When gym owners tell me they "already have a guy for shirts," I ask them five questions: Does your vendor create original designs for you? Do they send you garment samples before you order? Do they set up an online store for your preorders? Do they remind you when it's time for your next drop? Do they advise you on marketing and pricing?
If the answer to most of those is no — you have a print shop, not a partner. And that distinction is the difference between an apparel program that generates consistent profit and one that feels like a chore.
A Print Shop takes your design, prints it on shirts, and ships them to you. That's the full extent of the relationship. You handle the design (or pay extra for it), you manage the ordering process, you figure out quantities and sizes, you market the drop yourself, and you deal with any issues after the fact. The print shop's job starts when you submit the order and ends when UPS delivers the box.
A Done-for-You Apparel Partner manages the entire process from design through delivery. They create custom designs based on your vision (with unlimited revisions and no art fees). They send garment samples to your gym before you sell anything. They set up and manage a webstore for your preorders. They help you plan your annual apparel calendar. They provide marketing guidance and templates. They handle production, quality control, and shipping. And they follow up proactively to keep you on schedule.
The practical difference is time and results. With a print shop, the gym owner is the project manager. You're coordinating timelines, chasing designs, managing spreadsheets, and troubleshooting problems. With a partner, you approve a design, share a link with your members, and receive finished product at your door.
Cost comparison is where gym owners get confused. A print shop might quote you $8 per shirt. A full-service partner might charge $10-14 per shirt. On the surface, the print shop is cheaper. But factor in the art fees ($50-100 per design), the time you spend managing the process (hours you could spend coaching or running your business), the lack of marketing support (which directly impacts how many shirts you sell), and the headaches when something goes wrong — and the "cheaper" option often costs you more in lost revenue and wasted time.
The best way to evaluate the difference: look at the results. Gym owners who work with full-service partners consistently sell more apparel, at higher margins, with less personal time investment than those managing the process themselves through a print shop.
This isn't a knock on print shops — they serve a purpose.

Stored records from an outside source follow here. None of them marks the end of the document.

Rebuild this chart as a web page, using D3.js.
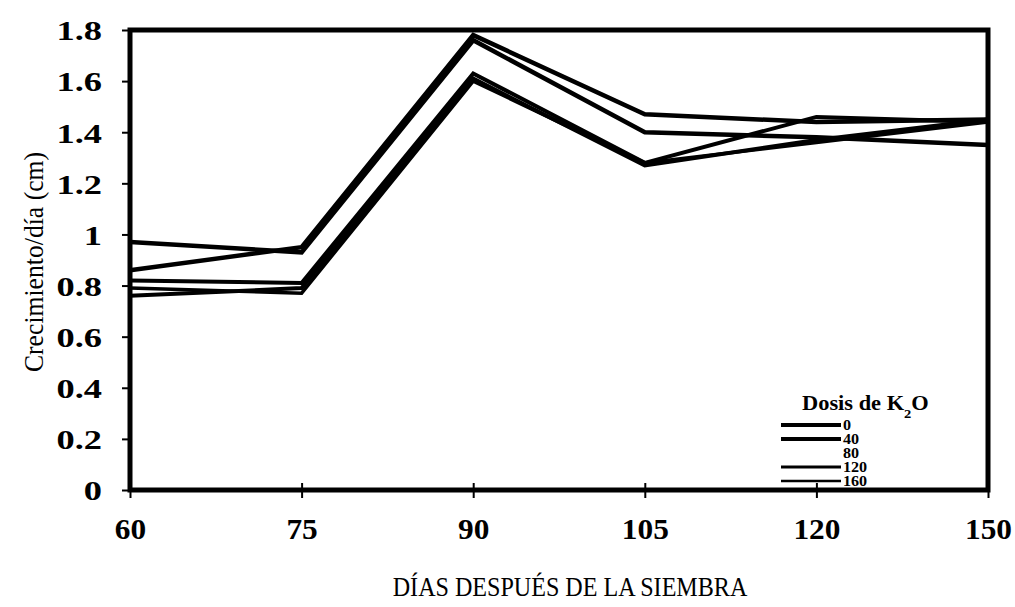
<!DOCTYPE html>
<html>
<head>
<meta charset="utf-8">
<script src="https://cdn.jsdelivr.net/npm/d3@7"></script>
<style>
    body { margin: 0; background: #fff; }
    text { font-family: "Liberation Serif", "Times New Roman", serif; fill: #000; }
</style>
</head>
<body>
<div id="chart"></div>
<script>
// data
const days = ['60', '75', '90', '105', '120', '150'];
const doses = ['0', '40', '80', '120', '160'];
const yTicks = [0, 0.2, 0.4, 0.6, 0.8, 1, 1.2, 1.4, 1.6, 1.8];

const dose0 = [0.86, 0.95, 1.78, 1.47, 1.44, 1.45];
const dose40 = [0.97, 0.93, 1.76, 1.40, 1.38, 1.35];
const dose80 = [0.82, 0.81, 1.63, 1.28, 1.46, 1.44];
const dose120 = [0.76, 0.79, 1.61, 1.27, 1.37, 1.45];
const dose160 = [0.79, 0.77, 1.60, 1.28, 1.36, 1.44];

const series = [dose0, dose40, dose80, dose120, dose160];
const lineWidths = [4.5, 4.5, 4, 4, 3.5];
const legendWidths = [4, 4, 0, 3, 2.5];
const legendStroke = ['#000', '#000', '#fff', '#000', '#000'];

const width = 1015, height = 607;
const margin = {top: 30, right: 27, bottom: 117, left: 130};

const svg = d3.select('#chart').append('svg')
    .attr('width', width)
    .attr('height', height);

const g = svg.append('g').attr('transform', 'translate(' + margin.left + ',' + margin.top + ')');
const w = width - margin.left - margin.right;
const h = height - margin.top - margin.bottom;

const x = d3.scalePoint().domain(days).range([0, w]).padding(0);
const y = d3.scaleLinear().domain([0, 1.8]).range([h, 0]);

// widen the glyphs a bit, the scan is stretched sideways
function stretch(sel, k) {
    sel.each(function () {
        const len = this.getComputedTextLength();
        d3.select(this).attr('textLength', len * k).attr('lengthAdjust', 'spacingAndGlyphs');
    });
}

// y axis
const yAxis = g.append('g')
    .call(d3.axisLeft(y).tickValues(yTicks).tickSize(8).tickPadding(20).tickFormat(d => d3.format('')(+d.toFixed(1))));
yAxis.select('.domain').remove();
yAxis.selectAll('line').attr('stroke', '#000').attr('stroke-width', 2);
yAxis.selectAll('text')
    .style('font-size', '28px')
    .style('font-weight', 'bold')
    .attr('dy', '0.35em')
    .call(stretch, 1.3);

// x axis
const xAxis = g.append('g')
    .attr('transform', 'translate(0,' + h + ')')
    .call(d3.axisBottom(x).tickSize(8).tickPadding(20));
xAxis.select('.domain').remove();
xAxis.selectAll('line').attr('stroke', '#000').attr('stroke-width', 2).attr('y1', -7);
xAxis.selectAll('text')
    .style('font-size', '29px')
    .style('font-weight', 'bold')
    .attr('dy', '0.71em')
    .call(stretch, 1.08);

// frame
g.append('rect')
    .attr('x', 0).attr('y', 0)
    .attr('width', w).attr('height', h)
    .attr('fill', 'none')
    .attr('stroke', '#000')
    .attr('stroke-width', 5);

// lines
const line = d3.line()
    .x((d, i) => x(days[i]))
    .y(d => y(d));

g.selectAll('.series')
    .data(series).enter()
    .append('path')
    .attr('class', 'series')
    .attr('d', d => line(d))
    .attr('fill', 'none')
    .attr('stroke', '#000')
    .attr('stroke-linejoin', 'miter')
    .attr('stroke-width', (d, i) => lineWidths[i]);

// legend
const legend = g.append('g').attr('transform', 'translate(651,380)');
legend.append('text')
    .attr('x', 21).attr('y', 0)
    .style('font-size', '20px')
    .style('font-weight', 'bold')
    .html('Dosis de K<tspan baseline-shift="sub" font-size="13px">2</tspan>O')
    .call(stretch, 1.12);

const items = legend.selectAll('.item')
    .data(doses).enter()
    .append('g')
    .attr('class', 'item')
    .attr('transform', (d, i) => 'translate(0,' + (15 + i * 14) + ')');
items.append('line')
    .attr('x1', 0).attr('x2', 60)
    .attr('stroke', (d, i) => legendStroke[i])
    .attr('stroke-width', (d, i) => legendWidths[i]);
items.append('text')
    .attr('x', 62).attr('dy', '0.35em')
    .style('font-size', '14px')
    .style('font-weight', 'bold')
    .text(d => d)
    .call(stretch, 1.15);

// axis titles
svg.append('text')
    .attr('transform', 'translate(34,262) rotate(-90)')
    .attr('text-anchor', 'middle')
    .attr('dy', '0.35em')
    .style('font-size', '27px')
    .text('Crecimiento/día (cm)')
    .call(stretch, 0.95);

svg.append('text')
    .attr('x', 570)
    .attr('y', 596)
    .attr('text-anchor', 'middle')
    .style('font-size', '28px')
    .text('DÍAS DESPUÉS DE LA SIEMBRA')
    .call(stretch, 0.86);
</script>
</body>
</html>
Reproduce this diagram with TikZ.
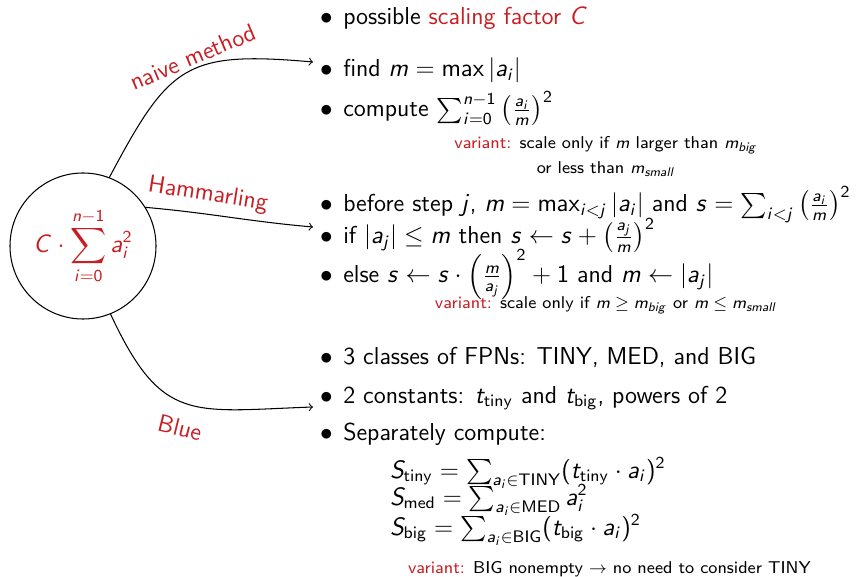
\documentclass[tikz,border=0pt]{standalone}
\usepackage{amsmath}
\renewcommand\familydefault{\sfdefault}
% sans-serif math: upright cmss for operators/digits, slanted cmss for letters
\DeclareSymbolFont{operators}{OT1}{cmss}{m}{n}
\DeclareSymbolFont{sfletters}{OT1}{cmss}{m}{it}
\newcount\mathltr
\mathltr=`a
\loop
  \mathcode\mathltr=\numexpr"7000+\symsfletters*"100+\mathltr\relax
  \ifnum\mathltr<`z \advance\mathltr by 1 \repeat
\mathltr=`A
\loop
  \mathcode\mathltr=\numexpr"7000+\symsfletters*"100+\mathltr\relax
  \ifnum\mathltr<`Z \advance\mathltr by 1 \repeat
\definecolor{alertred}{RGB}{200,30,35}
\newcommand\bul{\makebox[0.95em][l]{$\bullet$}}
\newcommand\bodyfont{\fontsize{11.7}{14}\selectfont}
\newcommand\notefont{\fontsize{8.2}{10}\selectfont}
\begin{document}
\begin{tikzpicture}[x=0.0168cm,y=0.0168cm,
  every node/.style={inner sep=0pt, outer sep=0pt},
  txt/.style={anchor=base west, font=\bodyfont},
  note/.style={anchor=base, font=\notefont},
  method/.style={text=alertred, font=\bodyfont},
  link/.style={->, line width=0.5pt},
  sumcircle/.style={circle, draw, line width=0.5pt, minimum size=2.453cm}]
\useasboundingbox (0,0) rectangle (857,-577);

% central quantity
\node[sumcircle, font=\bodyfont] (c) at (83,-246)
  {\textcolor{alertred}{$\displaystyle C\cdot\sum_{i=0}^{n-1}a_i^2$}};

% method labels
\node[method, rotate=23] (lnaive) at (193,-57) {naive method};
\node[method, rotate=-9] (lhamm) at (208,-195) {Hammarling};
\node[method, rotate=-14] (lblue) at (180,-428) {Blue};

% connectors
\coordinate (tnaive) at (313,-62);
\coordinate (thamm) at (313,-227);
\coordinate (tblue) at (313,-407);
\draw[link] (c.69) to[out=62,in=175,looseness=1.4] (tnaive);
\draw[link] (c.32) to[out=-5,in=175] (thamm);
\draw[link] (c.-68) to[out=-65,in=182,looseness=1.4] (tblue);

% naive method
\node[txt] (b1) at (320,-25) {\bul possible \textcolor{alertred}{scaling factor $C$}};
\node[txt] (b2) at (320,-77) {\bul find $m=\max|a_i|$};
\node[txt] (b3) at (320,-117) {\bul compute $\sum_{i=0}^{n-1}\left(\frac{a_i}{m}\right)^2$};
\node[note] (v1a) at (606,-149) {\textcolor{alertred}{variant:} scale only if $m$ larger than $m_{big}$};
\node[note] (v1b) at (606,-174) {or less than $m_{small}$};

% Hammarling
\node[txt] (h1) at (320,-212) {\bul before step $j$, $m=\max_{i<j}|a_i|$ and $s=\sum_{i<j}\left(\frac{a_i}{m}\right)^2$};
\node[txt] (h2) at (320,-244) {\bul if $|a_j|\le m$ then $s\leftarrow s+\left(\frac{a_j}{m}\right)^2$};
\node[txt] (h3) at (320,-283) {\bul else $s\leftarrow s\cdot\left(\frac{m}{a_j}\right)^2+1$ and $m\leftarrow|a_j|$};
\node[note] (v2) at (606,-309) {\textcolor{alertred}{variant:} scale only if $m\ge m_{big}$ or $m\le m_{small}$};

% Blue
\node[txt] (u1) at (320,-365) {\bul 3 classes of FPNs: TINY, MED, and BIG};
\node[txt] (u2) at (320,-403) {\bul 2 constants: $t_{\mathrm{tiny}}$ and $t_{\mathrm{big}}$, powers of 2};
\node[txt] (u3) at (320,-440) {\bul Separately compute:};
\node[txt] (s1) at (390,-478) {$S_{\mathrm{tiny}}=\sum_{a_i\in\mathrm{TINY}}(t_{\mathrm{tiny}}\cdot a_i)^2$};
\node[txt] (s2) at (390,-505) {$S_{\mathrm{med}}=\sum_{a_i\in\mathrm{MED}}a_i^2$};
\node[txt] (s3) at (390,-535) {$S_{\mathrm{big}}=\sum_{a_i\in\mathrm{BIG}}(t_{\mathrm{big}}\cdot a_i)^2$};
\node[txt, font=\notefont] (v3) at (408,-573) {\textcolor{alertred}{variant:} BIG nonempty $\to$ no need to consider TINY};
\end{tikzpicture}
\end{document}
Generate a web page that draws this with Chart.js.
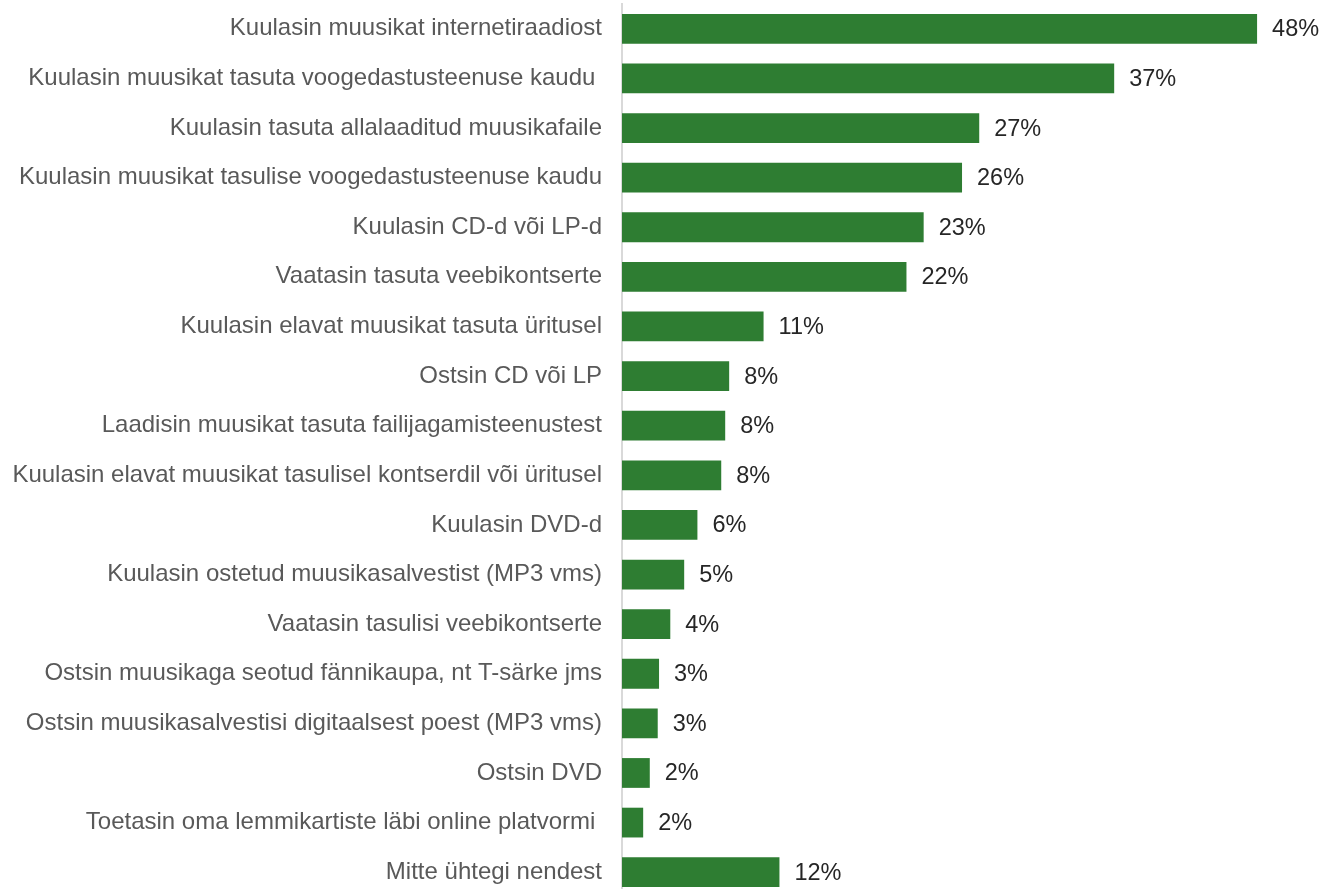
<!DOCTYPE html>
<html>
<head>
<meta charset="utf-8">
<script src="https://cdn.jsdelivr.net/npm/chart.js@4/dist/chart.umd.min.js"></script>
<style>
  html, body { margin: 0; padding: 0; overflow: hidden; background: #ffffff; }
  #wrap { position: relative; width: 1324px; height: 898px; }
</style>
</head>
<body>
<div id="wrap"><canvas id="c"></canvas></div>
<script>
const categories = [
  "Kuulasin muusikat internetiraadiost",
  "Kuulasin muusikat tasuta voogedastusteenuse kaudu ",
  "Kuulasin tasuta allalaaditud muusikafaile",
  "Kuulasin muusikat tasulise voogedastusteenuse kaudu",
  "Kuulasin CD-d või LP-d",
  "Vaatasin tasuta veebikontserte",
  "Kuulasin elavat muusikat tasuta üritusel",
  "Ostsin CD või LP",
  "Laadisin muusikat tasuta failijagamisteenustest",
  "Kuulasin elavat muusikat tasulisel kontserdil või üritusel",
  "Kuulasin DVD-d",
  "Kuulasin ostetud muusikasalvestist (MP3 vms)",
  "Vaatasin tasulisi veebikontserte",
  "Ostsin muusikaga seotud fännikaupa, nt T-särke jms",
  "Ostsin muusikasalvestisi digitaalsest poest (MP3 vms)",
  "Ostsin DVD",
  "Toetasin oma lemmikartiste läbi online platvormi ",
  "Mitte ühtegi nendest"
];
const values = [48.0, 37.2, 27.0, 25.7, 22.8, 21.5, 10.7, 8.1, 7.8, 7.5, 5.7, 4.7, 3.65, 2.8, 2.7, 2.1, 1.6, 11.9];

const valueLabels = {
  id: 'valueLabels',
  afterDatasetsDraw(chart) {
    const ctx = chart.ctx;
    const meta = chart.getDatasetMeta(0);
    ctx.save();
    ctx.font = '23.5px "Liberation Sans", Arial, sans-serif';
    ctx.fillStyle = '#262626';
    ctx.textAlign = 'left';
    ctx.textBaseline = 'middle';
    meta.data.forEach((bar, i) => {
      ctx.fillText(Math.round(values[i]) + '%', bar.x + 15, bar.y + 1);
    });
    ctx.restore();
  }
};

new Chart(document.getElementById('c'), {
  type: 'bar',
  data: {
    labels: categories,
    datasets: [{
      data: values,
      backgroundColor: '#2E7D32',
      borderWidth: 0,
      barPercentage: 0.6,
      categoryPercentage: 1.0
    }]
  },
  options: {
    indexAxis: 'y',
    responsive: true,
    maintainAspectRatio: false,
    animation: false,
    layout: { padding: { top: 4, bottom: 1, left: 0, right: 14 } },
    plugins: { legend: { display: false }, tooltip: { enabled: false } },
    scales: {
      x: { display: false, min: 0, max: 52 },
      y: {
        afterFit(scale) {
          scale.width = 622;
          scale.paddingTop = 0;
          scale.paddingBottom = 0;
        },
        grid: { display: false, drawTicks: false },
        border: { display: true, color: '#d9d9d9', width: 2 },
        ticks: {
          autoSkip: false,
          padding: 20,
          color: '#595959',
          font: { family: '"Liberation Sans", Arial, sans-serif', size: 24 }
        }
      }
    }
  },
  plugins: [valueLabels]
});
</script>
</body>
</html>
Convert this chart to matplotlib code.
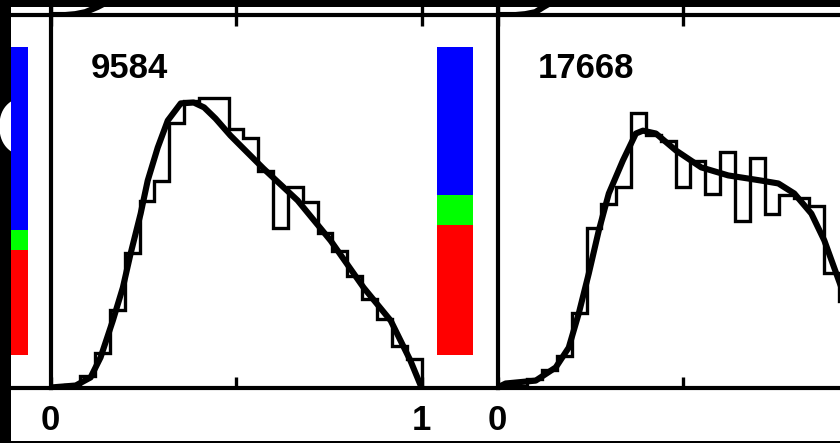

But for a gym owner who wants apparel to be a consistent, profitable, low-effort part of their business, a done-for-you partner is the clear choice.
Q: Is a done-for-you partner more expensive than a print shop?
A: Per-item cost may be slightly higher, but the total value — including design, sampling, webstore management, and marketing support — typically results in higher sales and more profit overall.
Q: Can I switch from a print shop to a full-service partner mid-year?
A: Absolutely. Most gym owners who switch see immediate improvements in design quality, sales volume, and personal time saved. There's no contract to break — you simply start your next order with the new partner.
Q: How do I know if my current vendor is a partner or just a print shop?
A: Ask yourself: do they proactively reach out about your next order? Do they offer design services at no extra cost? Do they help with preorder logistics? If not, you have a print shop.